Correlation matrix and redundant information I am using a neural network model for a classification task with 13 inputs.
I study through the connection weights to depict the relevant variables. I have also made a correlation matrix to check the relationship between them:

Some groups of variables seem to have strong positive and negative relationships. My fear is that I would have to remove some because they are redundant (?). However, I may consider keeping them to let the network decide by itself which ones to use among those to get rid of.
Is it generally advised to remove redundant information (if highly correlated) when training neural networks? 
My study aims at defining the best variables to use (for similar future classification task) so that we get the best prediction performance at the end. In this purpose, I have removed some of the highly correlated variables but got lower prediction accuracy.
 A: 
Is it generally advised to remove redundant information (if highly
  correlated) when training neural networks?

It depends.
Is it necessary? No.

Since a neural network with an appropriate architecture can model any
  (!) function, you can safely assume, that it also could first model
  the PAT and then do whatever it also should do -- e.g. classification,
  regression, etc. (source)

and

In principal, the linear transformation performed by PCA can be
  performed just as well by by the input layer weights of the neural
  network, so it isn't strictly speaking necessary (source)

This is because Neural Nets could be used as a non-linear dimensionality reduction tool:

High-dimensional data can be converted to low-dimensional codes by
  training a multilayer neural network with a small central layer to
  reconstruct high-dimensional input vectors (source)

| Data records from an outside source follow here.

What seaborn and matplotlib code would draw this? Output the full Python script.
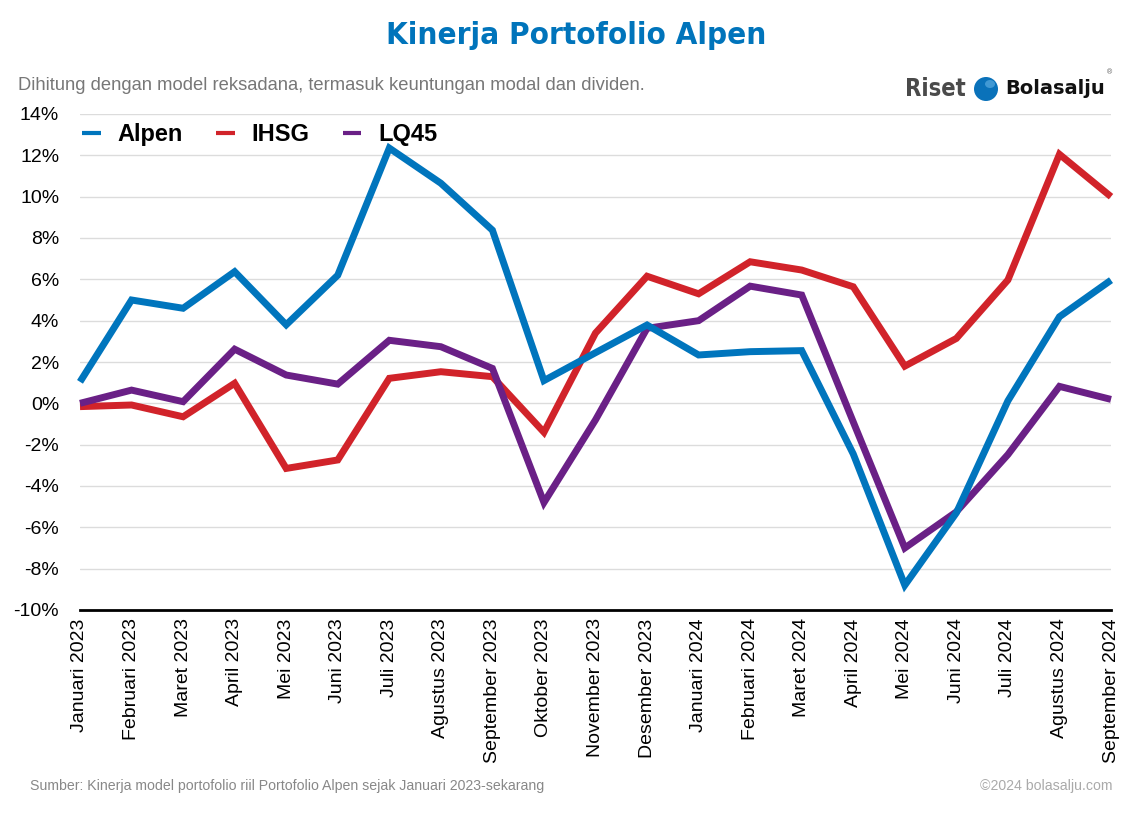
import numpy as np
import pandas as pd
import matplotlib
matplotlib.use("Agg")
import matplotlib.pyplot as plt
import seaborn as sns
from matplotlib.patches import Ellipse

# ---------------- data ----------------
months = ["Januari 2023", "Februari 2023", "Maret 2023", "April 2023", "Mei 2023",
          "Juni 2023", "Juli 2023", "Agustus 2023", "September 2023", "Oktober 2023",
          "November 2023", "Desember 2023", "Januari 2024", "Februari 2024",
          "Maret 2024", "April 2024", "Mei 2024", "Juni 2024", "Juli 2024",
          "Agustus 2024", "September 2024"]
alpen = [1.04, 5.0, 4.6, 6.37, 3.8, 6.2, 12.35, 10.65, 8.38, 1.1, 2.45, 3.79,
         2.34, 2.5, 2.55, -2.45, -8.8, -5.3, 0.12, 4.19, 5.96]
ihsg = [-0.16, -0.08, -0.65, 0.97, -3.15, -2.74, 1.21, 1.53, 1.29, -1.4, 3.4,
        6.15, 5.3, 6.85, 6.45, 5.64, 1.8, 3.14, 5.97, 12.05, 10.0]
lq45 = [0.0, 0.64, 0.08, 2.62, 1.37, 0.93, 3.05, 2.74, 1.69, -4.8, -0.8, 3.63,
        4.0, 5.67, 5.24, -0.9, -7.0, -5.25, -2.48, 0.82, 0.19]
series_names = ["Alpen", "IHSG", "LQ45"]
series_colors = ["#0075BD", "#D1232A", "#6A2086"]
yticks = [-10, -8, -6, -4, -2, 0, 2, 4, 6, 8, 10, 12, 14]
ytick_labels = [f"{v}%" for v in yticks]

title = "Kinerja Portofolio Alpen"
subtitle = "Dihitung dengan model reksadana, termasuk keuntungan modal dan dividen."
source = "Sumber: Kinerja model portofolio riil Portofolio Alpen sejak Januari 2023-sekarang"
copyright_txt = "\u00a92024 bolasalju.com"

# ---------------- frame ----------------
pos = list(range(len(months)))
df = pd.concat([
    pd.DataFrame({"pos": pos, "value": vals, "series": name})
    for name, vals in zip(series_names, [alpen, ihsg, lq45])
], ignore_index=True)

sns.set_theme(style="white")
plt.rcParams['font.family'] = ['Liberation Sans', 'DejaVu Sans']
plt.rcParams['text.color'] = 'black'

W, H = 1132, 816
fig = plt.figure(figsize=(W / 100, H / 100), dpi=100)
fig.patch.set_facecolor("white")

ax_l, ax_r, ax_t, ax_b = 80, 1111, 114, 610
ax = fig.add_axes([ax_l / W, 1 - ax_b / H, (ax_r - ax_l) / W, (ax_b - ax_t) / H])

sns.lineplot(data=df, x="pos", y="value", hue="series", hue_order=series_names,
             palette=series_colors, linewidth=5, ax=ax, legend=True, sort=False)

zorders = {"Alpen": 5, "IHSG": 3, "LQ45": 4}
for line, name in zip(ax.lines[:3], series_names):
    line.set_zorder(zorders[name])
    line.set_solid_joinstyle("miter")
    line.set_solid_capstyle("butt")
    line.set_clip_on(False)

ax.set_xlim(0, len(months) - 1)
ax.set_ylim(-10, 14)
ax.set_xticks(pos)
ax.set_xticklabels(months, rotation=90)
ax.set_yticks(yticks)
ax.set_yticklabels(ytick_labels)
ax.set_xlabel("")
ax.set_ylabel("")

ax.yaxis.grid(True, color="#dcdcdc", linewidth=1)
ax.xaxis.grid(False)
ax.set_axisbelow(True)
for s in ["top", "right", "left"]:
    ax.spines[s].set_visible(False)
ax.spines["bottom"].set_color("black")
ax.spines["bottom"].set_linewidth(2)
ax.spines["bottom"].set_zorder(6)

ax.tick_params(axis="y", length=0, pad=15, labelsize=14, labelcolor="black")
ax.tick_params(axis="x", length=0, pad=6, labelsize=14, labelcolor="black")

handles, labels = ax.get_legend_handles_labels()
leg = ax.legend(handles, labels, loc="upper left", bbox_to_anchor=(-0.007, 1.0),
                ncol=3, frameon=False, prop={"weight": "bold", "size": 17},
                handlelength=0.8, handletextpad=0.7, columnspacing=1.4,
                borderaxespad=0, labelcolor="black")
for h in leg.get_lines():
    h.set_linewidth(3)
    h.set_solid_capstyle("butt")

# ---------------- texts ----------------
fig.text(576 / W, 1 - 36 / H, title, ha="center", va="center", fontsize=22.5,
         fontweight="bold", fontstretch="condensed", family="DejaVu Sans",
         color="#0074BB")
fig.text(18 / W, 1 - 85 / H, subtitle, ha="left", va="center", fontsize=13.2,
         color="#777777")
fig.text(30 / W, 1 - 786 / H, source, ha="left", va="center", fontsize=10.2,
         color="#888888")
fig.text(1113 / W, 1 - 786 / H, copyright_txt, ha="right", va="center",
         fontsize=10.2, color="#aaaaaa")

# logo
fig.text(905 / W, 1 - 89 / H, "Riset", ha="left", va="center", fontsize=17,
         fontweight="bold", fontstretch="condensed", family="DejaVu Sans",
         color="#4a4a4a")
fig.patches.append(Ellipse((986 / W, 1 - 89 / H), 24 / W, 24 / H,
                           transform=fig.transFigure, facecolor="#0A72BA",
                           edgecolor="none"))
fig.patches.append(Ellipse((990 / W, 1 - 84 / H), 10 / W, 8 / H,
                           transform=fig.transFigure, facecolor="#4FA3DB",
                           edgecolor="none", alpha=0.8))
fig.text(1005 / W, 1 - 89 / H, "Bolasalju", ha="left", va="center", fontsize=14,
         fontweight="bold", family=["DejaVu Sans"], color="#111111")
fig.text(1107 / W, 1 - 73 / H, "\u00ae", ha="left", va="center", fontsize=5,
         color="#555555")

fig.savefig("out.png", dpi=100, facecolor="white")
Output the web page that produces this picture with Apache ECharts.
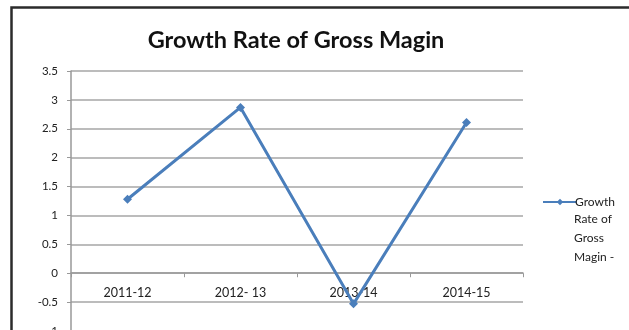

In this context, it is also worth mentioning auto-encoders.
Can it help? Yes, it speeds up things.

However, as the number of weights in the network increases, the
  amount of data needed to be able to reliably determine the weights of
  the network also increases (often quite rapidly), and over-fitting
  becomes more of an issue (using regularisation is also a good idea).
  The benefit of dimensionality reduction is that it reduces the size of
  the network, and hence the amount of data needed to train it (source)

Speed comes at a cost /slash/ bears a risk

The disadvantage of using PCA is that the discriminative information
  that distinguishes one class from another might be in the low variance
  components, so using PCA can make performance worse (source)

This might really be what you have experienced in your experiment.